62. It would in my view be profoundly unjust if a defendant were to be penalised for taking no step to resurrect an action which, by reason of delay, it considers the plaintiff may never bring on for trial. The following is what I said on the issue in Millerick at paras. 37 and 38 of my judgment:-

      “…it is the plaintiff who commences legal proceedings and draws the defendant into the legal process. No defendant wants to be embroiled in litigation with all of its potential adverse consequences, be they financial, reputational or otherwise. In many cases the plaintiff has no valid claim and may be no mark for any award of costs that a defendant may obtain following a successful defence of the proceedings. Often times, a defendant’s personal or professional reputation may be badly scarred regardless of having mounted a successful defence to the claim.

      Why should the defendant who believes that there is some chance that the plaintiff, because of their tardy approach, may not further pursue litigation against them be blamed for failing to take positive steps to have the action progressed regardless of whether or not they consider the claim against them well founded? If they believe the claim is likely to be successful, should they be criticised for failing to stir the reluctant plaintiff into action in proceedings that may cause them personal, professional or financial ruin? Likewise, if they consider they have a good defence, why should they be damnified for failing to embrace the potential additional costs of ensuring that proceedings which might otherwise whither an die advance to trial?”

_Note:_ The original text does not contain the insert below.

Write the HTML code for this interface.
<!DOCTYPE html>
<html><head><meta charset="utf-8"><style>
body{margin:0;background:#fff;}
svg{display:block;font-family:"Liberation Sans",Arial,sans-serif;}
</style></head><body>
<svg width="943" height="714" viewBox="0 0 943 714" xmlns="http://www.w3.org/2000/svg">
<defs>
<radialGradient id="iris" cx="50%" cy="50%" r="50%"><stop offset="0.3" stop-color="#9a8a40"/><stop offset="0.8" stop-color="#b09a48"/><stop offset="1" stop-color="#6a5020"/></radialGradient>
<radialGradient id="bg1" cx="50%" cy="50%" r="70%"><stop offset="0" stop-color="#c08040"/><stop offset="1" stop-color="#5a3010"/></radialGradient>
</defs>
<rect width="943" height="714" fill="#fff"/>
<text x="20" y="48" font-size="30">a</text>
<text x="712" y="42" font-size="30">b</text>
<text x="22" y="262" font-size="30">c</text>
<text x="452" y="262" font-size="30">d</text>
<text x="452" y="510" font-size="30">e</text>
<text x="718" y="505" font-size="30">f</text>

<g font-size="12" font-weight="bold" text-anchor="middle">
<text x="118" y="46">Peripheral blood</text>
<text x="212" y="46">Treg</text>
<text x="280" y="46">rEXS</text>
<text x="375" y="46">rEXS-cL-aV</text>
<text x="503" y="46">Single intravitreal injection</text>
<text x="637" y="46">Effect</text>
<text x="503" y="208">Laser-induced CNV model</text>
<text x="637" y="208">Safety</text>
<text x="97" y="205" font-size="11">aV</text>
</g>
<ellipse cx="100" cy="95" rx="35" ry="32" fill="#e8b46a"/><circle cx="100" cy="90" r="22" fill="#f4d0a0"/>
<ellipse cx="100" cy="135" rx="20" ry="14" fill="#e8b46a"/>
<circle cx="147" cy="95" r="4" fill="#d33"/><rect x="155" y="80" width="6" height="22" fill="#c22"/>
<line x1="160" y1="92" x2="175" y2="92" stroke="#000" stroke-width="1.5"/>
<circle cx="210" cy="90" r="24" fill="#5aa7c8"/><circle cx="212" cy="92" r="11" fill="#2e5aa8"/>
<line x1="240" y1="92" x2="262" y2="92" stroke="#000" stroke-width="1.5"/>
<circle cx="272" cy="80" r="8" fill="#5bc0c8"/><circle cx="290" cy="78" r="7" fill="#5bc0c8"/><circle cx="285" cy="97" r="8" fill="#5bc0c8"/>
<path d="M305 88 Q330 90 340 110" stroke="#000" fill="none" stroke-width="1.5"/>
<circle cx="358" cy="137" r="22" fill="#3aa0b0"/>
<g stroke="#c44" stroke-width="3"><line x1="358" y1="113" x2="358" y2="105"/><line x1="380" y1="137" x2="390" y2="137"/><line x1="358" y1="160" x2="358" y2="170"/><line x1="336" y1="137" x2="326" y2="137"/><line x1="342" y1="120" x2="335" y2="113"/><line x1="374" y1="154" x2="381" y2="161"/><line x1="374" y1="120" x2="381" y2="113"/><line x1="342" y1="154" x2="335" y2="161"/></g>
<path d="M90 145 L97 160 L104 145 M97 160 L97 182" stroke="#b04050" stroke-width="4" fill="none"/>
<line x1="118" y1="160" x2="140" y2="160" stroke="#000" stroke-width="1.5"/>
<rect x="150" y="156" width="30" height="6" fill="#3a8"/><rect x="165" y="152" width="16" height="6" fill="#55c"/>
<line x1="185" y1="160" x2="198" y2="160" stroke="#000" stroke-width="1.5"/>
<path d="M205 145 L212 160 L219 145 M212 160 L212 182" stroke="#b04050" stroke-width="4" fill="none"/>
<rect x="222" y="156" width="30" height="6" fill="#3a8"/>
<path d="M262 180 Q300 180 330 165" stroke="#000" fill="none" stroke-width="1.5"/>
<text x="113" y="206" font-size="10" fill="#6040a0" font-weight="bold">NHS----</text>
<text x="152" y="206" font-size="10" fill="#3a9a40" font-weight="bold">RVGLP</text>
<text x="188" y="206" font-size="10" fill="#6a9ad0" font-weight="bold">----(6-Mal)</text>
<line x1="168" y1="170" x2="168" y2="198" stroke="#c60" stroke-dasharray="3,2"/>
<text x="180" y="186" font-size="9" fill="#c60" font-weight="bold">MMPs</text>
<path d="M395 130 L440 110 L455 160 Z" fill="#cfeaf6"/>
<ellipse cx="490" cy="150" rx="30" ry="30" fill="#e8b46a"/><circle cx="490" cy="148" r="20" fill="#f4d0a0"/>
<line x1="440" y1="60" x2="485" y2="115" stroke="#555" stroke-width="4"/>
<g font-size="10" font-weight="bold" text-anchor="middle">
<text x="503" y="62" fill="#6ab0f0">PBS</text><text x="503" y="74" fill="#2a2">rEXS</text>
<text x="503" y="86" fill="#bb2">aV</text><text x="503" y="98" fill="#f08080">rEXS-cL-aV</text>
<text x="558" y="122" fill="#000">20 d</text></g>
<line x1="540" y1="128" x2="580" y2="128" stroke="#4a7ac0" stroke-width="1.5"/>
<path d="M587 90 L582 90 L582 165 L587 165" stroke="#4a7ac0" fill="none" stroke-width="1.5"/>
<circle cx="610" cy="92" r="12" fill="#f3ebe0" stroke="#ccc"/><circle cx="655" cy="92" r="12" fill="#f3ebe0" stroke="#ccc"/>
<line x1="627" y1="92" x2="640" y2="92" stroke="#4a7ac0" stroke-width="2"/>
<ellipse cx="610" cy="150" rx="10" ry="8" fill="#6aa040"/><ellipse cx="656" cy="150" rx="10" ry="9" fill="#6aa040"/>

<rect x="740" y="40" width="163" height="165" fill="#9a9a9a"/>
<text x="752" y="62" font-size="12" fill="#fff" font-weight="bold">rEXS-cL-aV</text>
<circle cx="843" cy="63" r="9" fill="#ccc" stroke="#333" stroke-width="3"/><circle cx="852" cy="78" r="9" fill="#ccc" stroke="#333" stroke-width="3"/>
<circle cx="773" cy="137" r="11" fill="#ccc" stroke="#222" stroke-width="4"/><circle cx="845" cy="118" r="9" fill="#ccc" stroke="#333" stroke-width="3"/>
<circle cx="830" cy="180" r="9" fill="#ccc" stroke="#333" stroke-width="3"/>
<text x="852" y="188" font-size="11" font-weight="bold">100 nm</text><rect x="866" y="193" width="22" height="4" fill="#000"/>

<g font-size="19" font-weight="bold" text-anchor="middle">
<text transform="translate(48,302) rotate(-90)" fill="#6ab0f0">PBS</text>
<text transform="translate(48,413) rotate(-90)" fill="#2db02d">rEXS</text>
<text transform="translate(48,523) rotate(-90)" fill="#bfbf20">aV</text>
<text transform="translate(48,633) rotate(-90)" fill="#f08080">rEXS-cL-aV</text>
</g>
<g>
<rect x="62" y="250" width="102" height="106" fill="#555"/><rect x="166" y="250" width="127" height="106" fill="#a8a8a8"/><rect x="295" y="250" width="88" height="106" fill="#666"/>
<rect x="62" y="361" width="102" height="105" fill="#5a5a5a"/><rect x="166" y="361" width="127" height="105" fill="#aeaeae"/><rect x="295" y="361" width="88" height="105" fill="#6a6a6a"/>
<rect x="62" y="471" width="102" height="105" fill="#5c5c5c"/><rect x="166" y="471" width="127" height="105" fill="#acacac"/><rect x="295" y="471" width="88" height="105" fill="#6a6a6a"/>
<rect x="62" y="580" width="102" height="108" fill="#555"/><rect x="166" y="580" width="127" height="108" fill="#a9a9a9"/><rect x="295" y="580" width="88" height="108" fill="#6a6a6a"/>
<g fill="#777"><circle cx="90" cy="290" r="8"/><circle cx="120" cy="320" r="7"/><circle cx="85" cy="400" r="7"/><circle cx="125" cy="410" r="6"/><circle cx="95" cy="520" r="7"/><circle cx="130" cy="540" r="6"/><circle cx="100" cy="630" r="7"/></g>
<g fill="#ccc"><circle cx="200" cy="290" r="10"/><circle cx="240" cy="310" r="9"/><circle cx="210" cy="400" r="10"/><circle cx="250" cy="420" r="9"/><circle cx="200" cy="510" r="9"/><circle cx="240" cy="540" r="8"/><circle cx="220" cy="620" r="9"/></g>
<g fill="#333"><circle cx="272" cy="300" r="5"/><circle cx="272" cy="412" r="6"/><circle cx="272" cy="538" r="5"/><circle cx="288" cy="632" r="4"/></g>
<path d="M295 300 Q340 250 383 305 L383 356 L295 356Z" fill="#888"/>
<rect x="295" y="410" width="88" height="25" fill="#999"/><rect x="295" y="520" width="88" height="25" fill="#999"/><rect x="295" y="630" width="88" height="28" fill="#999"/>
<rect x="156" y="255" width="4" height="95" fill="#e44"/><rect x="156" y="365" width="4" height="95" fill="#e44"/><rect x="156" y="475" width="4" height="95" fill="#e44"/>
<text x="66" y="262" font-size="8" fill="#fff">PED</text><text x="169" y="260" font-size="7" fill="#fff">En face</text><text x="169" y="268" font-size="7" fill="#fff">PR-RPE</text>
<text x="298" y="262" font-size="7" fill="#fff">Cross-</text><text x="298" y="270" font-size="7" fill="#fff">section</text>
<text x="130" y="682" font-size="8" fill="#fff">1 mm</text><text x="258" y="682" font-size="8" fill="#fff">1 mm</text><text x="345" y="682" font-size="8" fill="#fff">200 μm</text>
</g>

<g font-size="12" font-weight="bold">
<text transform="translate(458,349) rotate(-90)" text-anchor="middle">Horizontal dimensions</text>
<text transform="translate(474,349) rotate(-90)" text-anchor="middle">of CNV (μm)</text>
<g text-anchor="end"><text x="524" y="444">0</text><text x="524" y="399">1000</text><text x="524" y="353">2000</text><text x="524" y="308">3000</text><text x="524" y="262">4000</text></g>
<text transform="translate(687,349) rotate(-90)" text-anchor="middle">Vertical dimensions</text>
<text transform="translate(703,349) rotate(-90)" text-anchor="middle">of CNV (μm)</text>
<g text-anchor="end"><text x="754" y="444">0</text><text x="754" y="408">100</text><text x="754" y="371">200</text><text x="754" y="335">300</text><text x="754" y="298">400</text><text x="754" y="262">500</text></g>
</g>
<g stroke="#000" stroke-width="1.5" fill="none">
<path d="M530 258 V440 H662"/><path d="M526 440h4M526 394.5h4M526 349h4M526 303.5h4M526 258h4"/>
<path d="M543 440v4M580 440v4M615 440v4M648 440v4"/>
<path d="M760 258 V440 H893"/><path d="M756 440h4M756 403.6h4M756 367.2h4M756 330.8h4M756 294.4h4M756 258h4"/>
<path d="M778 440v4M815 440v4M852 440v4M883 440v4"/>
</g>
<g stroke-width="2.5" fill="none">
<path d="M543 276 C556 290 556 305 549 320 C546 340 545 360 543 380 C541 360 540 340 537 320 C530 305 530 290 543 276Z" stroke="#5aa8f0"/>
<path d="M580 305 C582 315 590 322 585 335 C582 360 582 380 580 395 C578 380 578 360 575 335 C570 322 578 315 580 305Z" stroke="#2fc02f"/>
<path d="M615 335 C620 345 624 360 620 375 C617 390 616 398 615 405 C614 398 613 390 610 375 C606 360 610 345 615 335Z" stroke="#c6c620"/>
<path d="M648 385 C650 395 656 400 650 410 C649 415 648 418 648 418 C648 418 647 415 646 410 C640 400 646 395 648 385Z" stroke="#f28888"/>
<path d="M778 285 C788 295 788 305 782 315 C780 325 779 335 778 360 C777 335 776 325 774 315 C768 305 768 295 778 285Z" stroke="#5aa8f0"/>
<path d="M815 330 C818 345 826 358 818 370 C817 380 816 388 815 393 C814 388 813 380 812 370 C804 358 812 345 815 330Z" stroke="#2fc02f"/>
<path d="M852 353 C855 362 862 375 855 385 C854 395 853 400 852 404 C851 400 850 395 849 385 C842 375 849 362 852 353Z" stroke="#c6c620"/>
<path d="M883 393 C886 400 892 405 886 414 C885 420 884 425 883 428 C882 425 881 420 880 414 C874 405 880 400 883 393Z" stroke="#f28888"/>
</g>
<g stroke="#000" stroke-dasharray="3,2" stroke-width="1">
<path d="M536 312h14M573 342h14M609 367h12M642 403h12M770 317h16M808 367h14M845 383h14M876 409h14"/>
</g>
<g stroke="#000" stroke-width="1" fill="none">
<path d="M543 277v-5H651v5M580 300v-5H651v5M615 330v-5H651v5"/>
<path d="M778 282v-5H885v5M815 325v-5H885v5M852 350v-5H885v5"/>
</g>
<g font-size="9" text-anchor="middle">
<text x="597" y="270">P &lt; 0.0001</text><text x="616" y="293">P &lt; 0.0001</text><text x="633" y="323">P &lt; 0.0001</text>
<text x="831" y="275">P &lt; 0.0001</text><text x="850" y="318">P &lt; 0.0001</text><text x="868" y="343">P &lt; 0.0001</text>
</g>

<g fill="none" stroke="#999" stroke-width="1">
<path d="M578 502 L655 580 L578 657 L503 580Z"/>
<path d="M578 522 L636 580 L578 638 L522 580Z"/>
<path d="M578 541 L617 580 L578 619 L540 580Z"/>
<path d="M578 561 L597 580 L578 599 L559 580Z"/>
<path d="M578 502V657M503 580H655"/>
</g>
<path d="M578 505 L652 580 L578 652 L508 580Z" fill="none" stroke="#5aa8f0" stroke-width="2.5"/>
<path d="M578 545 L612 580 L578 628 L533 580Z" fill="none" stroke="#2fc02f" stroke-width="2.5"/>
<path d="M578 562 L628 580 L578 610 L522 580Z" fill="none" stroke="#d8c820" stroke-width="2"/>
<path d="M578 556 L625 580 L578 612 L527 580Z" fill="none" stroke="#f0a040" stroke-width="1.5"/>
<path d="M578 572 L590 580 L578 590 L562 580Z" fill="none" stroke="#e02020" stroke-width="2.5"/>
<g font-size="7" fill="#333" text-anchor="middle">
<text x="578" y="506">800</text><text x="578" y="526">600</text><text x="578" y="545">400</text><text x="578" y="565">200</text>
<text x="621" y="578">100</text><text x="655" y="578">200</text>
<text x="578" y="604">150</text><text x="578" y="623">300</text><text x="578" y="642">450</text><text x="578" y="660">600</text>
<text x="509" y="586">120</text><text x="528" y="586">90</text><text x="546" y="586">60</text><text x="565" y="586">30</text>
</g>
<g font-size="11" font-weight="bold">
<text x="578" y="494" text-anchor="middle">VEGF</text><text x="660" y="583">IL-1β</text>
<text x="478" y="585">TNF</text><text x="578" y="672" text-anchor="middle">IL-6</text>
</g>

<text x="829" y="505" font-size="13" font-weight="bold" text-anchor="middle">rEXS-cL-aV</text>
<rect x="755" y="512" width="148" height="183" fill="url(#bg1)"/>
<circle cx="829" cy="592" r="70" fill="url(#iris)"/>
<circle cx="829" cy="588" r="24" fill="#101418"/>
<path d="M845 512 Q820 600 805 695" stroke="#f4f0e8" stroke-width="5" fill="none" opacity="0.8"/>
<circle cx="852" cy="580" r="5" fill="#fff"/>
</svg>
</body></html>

63. Unfortunately I am satisfied that the High Court judge erred in law when it came to his assessment of the culpability of the parties for the six year period of delay immediately prior to the issue of the defendants motion to dismiss the proceedings. As a matter of law, all of that period of delay had to be attributed to the plaintiff. It was not open to the trial judge to consider the newspaper culpable in respect of any inactivity or for its failure to issue a motion to dismiss the claim on the grounds of inordinate and inexcusable delay. The newspaper did not positively acquiesce in any of that delay. It had not been advised that Ms. Leech had made a tactical decision to suspend her claim until the conclusion of the 2004 and 2005 proceedings and neither did it take any step which might reasonably have reassured her that it was willing to meet her claim on the merits regardless of her delay.

Conclusion
64. For the reasons stated earlier in this judgment, I am satisfied that the trial judge made a number of legal errors when it came to his assessment of whether, in light of his finding of inordinate and inexcusable delay, the balance of justice favoured the dismissal of the proceedings or allowing them proceed. That being so his decision on the defendant’s motion must be set aside. In those circumstances, balancing all of the considerations as they emerge from the conduct of and the interests of the parties as earlier referred to in this judgment in accordance with the principles set out above, I am satisfied that the interests of justice warrant the dismissal of these proceedings. Accordingly, I would propose that Ms. Leech’s claim be dismissed under the court’s inherent jurisdiction on the grounds of delay.